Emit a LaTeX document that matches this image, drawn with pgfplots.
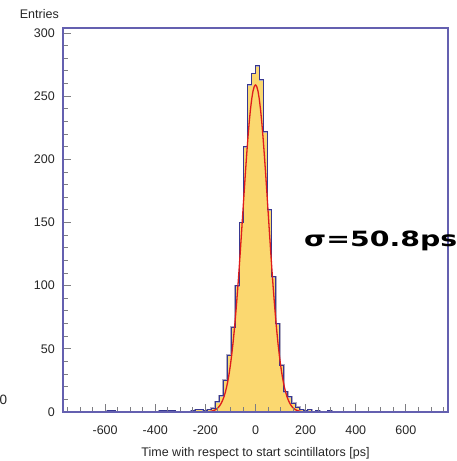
\documentclass[border=0pt]{standalone}
\usepackage{pgfplots}
\usepackage{pgfplotstable}
\pgfplotsset{compat=1.18}
\usepackage{fontspec}
\usepackage{graphicx}
\setmainfont{Liberation Sans}
\newfontfamily\dejab{DejaVu Sans Bold}
\definecolor{framec}{RGB}{100,96,176}
\definecolor{histline}{RGB}{55,55,145}
\definecolor{halo}{RGB}{175,172,195}
\definecolor{histfill}{RGB}{251,216,112}
\definecolor{fitred}{RGB}{222,28,28}
\definecolor{tickgray}{RGB}{125,125,130}
\pgfplotstableread{
x y
-768 0
-592 1
-560 0
-384 1
-320 0
-256 1
-240 2
-208 1
-192 2
-176 3
-160 8
-144 13
-128 25
-112 45
-96 67
-80 100
-64 150
-48 210
-32 259
-16 268
0 274
16 263
32 222
48 160
64 107
80 70
96 37
112 16
128 12
144 7
160 4
176 2
192 1
208 2
224 0
240 1
256 0
288 1
304 0
768 0
}\histdata
\pgfplotstableread{
x y
-200 0.11
-195 0.16
-190 0.24
-185 0.34
-180 0.49
-175 0.69
-170 0.96
-165 1.33
-160 1.8
-155 2.5
-150 3.3
-145 4.4
-140 5.8
-135 7.6
-130 9.8
-125 12.5
-120 15.9
-115 20.0
-110 24.8
-105 30.6
-100 37.3
-95 45.1
-90 53.9
-85 63.9
-80 75.0
-75 87.1
-70 100.2
-65 114.2
-60 128.9
-55 144.1
-50 159.6
-45 174.9
-40 190.0
-35 204.3
-30 217.6
-25 229.5
-20 239.7
-15 247.9
-10 254.0
-5 257.7
0 259.0
5 257.7
10 254.0
15 247.9
20 239.7
25 229.5
30 217.6
35 204.3
40 190.0
45 174.9
50 159.6
55 144.1
60 128.9
65 114.2
70 100.2
75 87.1
80 75.0
85 63.9
90 53.9
95 45.1
100 37.3
105 30.6
110 24.8
115 20.0
120 15.9
125 12.5
130 9.8
135 7.6
140 5.8
145 4.4
150 3.3
155 2.5
160 1.8
165 1.33
170 0.96
175 0.69
180 0.49
185 0.34
190 0.24
195 0.16
200 0.11
}\fitdata
\begin{document}
\begin{tikzpicture}
\begin{axis}[
  at={(63bp,49bp)}, anchor=south west,
  scale only axis, width=385bp, height=384bp,
  xmin=-768, xmax=768, ymin=0, ymax=304,
  axis on top,
  axis line style={draw=framec, line width=1.5bp},
  xtick={-600,-400,...,600}, minor xtick={-750,-700,...,750},
  ytick={0,50,...,300}, minor ytick={0,10,...,300},
  tick align=inside, tick pos=left,
  major tick length=8bp, minor tick length=4.5bp,
  major tick style={draw=tickgray, line width=0.9bp},
  minor tick style={draw=tickgray, line width=0.9bp},
  /pgf/number format/assume math mode=true,
  xticklabel style={font=\fontsize{12.5bp}{15bp}\selectfont, text=black!85, inner sep=0pt, anchor=base, yshift=-23bp},
  yticklabel style={font=\fontsize{12.5bp}{15bp}\selectfont, text=black!85, inner sep=0pt, anchor=east, xshift=-8bp},
  xlabel={Time with respect to start scintillators [ps]},
  every axis x label/.style={at={(axis description cs:0.5,0)}, anchor=base, yshift=-44bp, inner sep=0pt, font=\fontsize{12.5bp}{15bp}\selectfont, text=black!85},
  ylabel={Entries},
  every axis y label/.style={at={(axis description cs:0,1)}, anchor=base east, xshift=-4bp, yshift=9bp, inner sep=0pt, font=\fontsize{12.5bp}{15bp}\selectfont, text=black!85},
]
\addplot[const plot mark left, fill=histfill, draw=none, forget plot] table[x=x,y=y] {\histdata} \closedcycle;
\addplot[const plot mark left, draw=halo, line width=1.9bp, forget plot] table[x=x,y=y] {\histdata};
\addplot[const plot mark left, draw=histline, line width=0.8bp, forget plot] table[x=x,y=y] {\histdata};
\addplot[draw=fitred, line width=1.3bp, line join=round, forget plot] table[x=x,y=y] {\fitdata};
\end{axis}
\node[anchor=base west, inner sep=0pt] at (304bp,214bp) {\scalebox{1.35}[1]{\dejab\fontsize{21bp}{24bp}\selectfont σ=50.8ps}};
\node[anchor=base, inner sep=0pt, font=\fontsize{13.5bp}{15bp}\selectfont, text=black!85] at (3.5bp,56bp) {0};
\pgfresetboundingbox
\path (0,0) rectangle (457bp,461bp);
\end{tikzpicture}
\end{document}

-=-=-=-=-

Exercise brief:
Quote the full listing above word for word; exclude every picture from the copy.

Solution to this exercise:
Emit a LaTeX document that matches this image, drawn with pgfplots.
\documentclass[border=0pt]{standalone}
\usepackage{pgfplots}
\usepackage{pgfplotstable}
\pgfplotsset{compat=1.18}
\usepackage{fontspec}
\usepackage{graphicx}
\setmainfont{Liberation Sans}
\newfontfamily\dejab{DejaVu Sans Bold}
\definecolor{framec}{RGB}{100,96,176}
\definecolor{histline}{RGB}{55,55,145}
\definecolor{halo}{RGB}{175,172,195}
\definecolor{histfill}{RGB}{251,216,112}
\definecolor{fitred}{RGB}{222,28,28}
\definecolor{tickgray}{RGB}{125,125,130}
\pgfplotstableread{
x y
-768 0
-592 1
-560 0
-384 1
-320 0
-256 1
-240 2
-208 1
-192 2
-176 3
-160 8
-144 13
-128 25
-112 45
-96 67
-80 100
-64 150
-48 210
-32 259
-16 268
0 274
16 263
32 222
48 160
64 107
80 70
96 37
112 16
128 12
144 7
160 4
176 2
192 1
208 2
224 0
240 1
256 0
288 1
304 0
768 0
}\histdata
\pgfplotstableread{
x y
-200 0.11
-195 0.16
-190 0.24
-185 0.34
-180 0.49
-175 0.69
-170 0.96
-165 1.33
-160 1.8
-155 2.5
-150 3.3
-145 4.4
-140 5.8
-135 7.6
-130 9.8
-125 12.5
-120 15.9
-115 20.0
-110 24.8
-105 30.6
-100 37.3
-95 45.1
-90 53.9
-85 63.9
-80 75.0
-75 87.1
-70 100.2
-65 114.2
-60 128.9
-55 144.1
-50 159.6
-45 174.9
-40 190.0
-35 204.3
-30 217.6
-25 229.5
-20 239.7
-15 247.9
-10 254.0
-5 257.7
0 259.0
5 257.7
10 254.0
15 247.9
20 239.7
25 229.5
30 217.6
35 204.3
40 190.0
45 174.9
50 159.6
55 144.1
60 128.9
65 114.2
70 100.2
75 87.1
80 75.0
85 63.9
90 53.9
95 45.1
100 37.3
105 30.6
110 24.8
115 20.0
120 15.9
125 12.5
130 9.8
135 7.6
140 5.8
145 4.4
150 3.3
155 2.5
160 1.8
165 1.33
170 0.96
175 0.69
180 0.49
185 0.34
190 0.24
195 0.16
200 0.11
}\fitdata
\begin{document}
\begin{tikzpicture}
\begin{axis}[
  at={(63bp,49bp)}, anchor=south west,
  scale only axis, width=385bp, height=384bp,
  xmin=-768, xmax=768, ymin=0, ymax=304,
  axis on top,
  axis line style={draw=framec, line width=1.5bp},
  xtick={-600,-400,...,600}, minor xtick={-750,-700,...,750},
  ytick={0,50,...,300}, minor ytick={0,10,...,300},
  tick align=inside, tick pos=left,
  major tick length=8bp, minor tick length=4.5bp,
  major tick style={draw=tickgray, line width=0.9bp},
  minor tick style={draw=tickgray, line width=0.9bp},
  /pgf/number format/assume math mode=true,
  xticklabel style={font=\fontsize{12.5bp}{15bp}\selectfont, text=black!85, inner sep=0pt, anchor=base, yshift=-23bp},
  yticklabel style={font=\fontsize{12.5bp}{15bp}\selectfont, text=black!85, inner sep=0pt, anchor=east, xshift=-8bp},
  xlabel={Time with respect to start scintillators [ps]},
  every axis x label/.style={at={(axis description cs:0.5,0)}, anchor=base, yshift=-44bp, inner sep=0pt, font=\fontsize{12.5bp}{15bp}\selectfont, text=black!85},
  ylabel={Entries},
  every axis y label/.style={at={(axis description cs:0,1)}, anchor=base east, xshift=-4bp, yshift=9bp, inner sep=0pt, font=\fontsize{12.5bp}{15bp}\selectfont, text=black!85},
]
\addplot[const plot mark left, fill=histfill, draw=none, forget plot] table[x=x,y=y] {\histdata} \closedcycle;
\addplot[const plot mark left, draw=halo, line width=1.9bp, forget plot] table[x=x,y=y] {\histdata};
\addplot[const plot mark left, draw=histline, line width=0.8bp, forget plot] table[x=x,y=y] {\histdata};
\addplot[draw=fitred, line width=1.3bp, line join=round, forget plot] table[x=x,y=y] {\fitdata};
\end{axis}
\node[anchor=base west, inner sep=0pt] at (304bp,214bp) {\scalebox{1.35}[1]{\dejab\fontsize{21bp}{24bp}\selectfont σ=50.8ps}};
\node[anchor=base, inner sep=0pt, font=\fontsize{13.5bp}{15bp}\selectfont, text=black!85] at (3.5bp,56bp) {0};
\pgfresetboundingbox
\path (0,0) rectangle (457bp,461bp);
\end{tikzpicture}
\end{document}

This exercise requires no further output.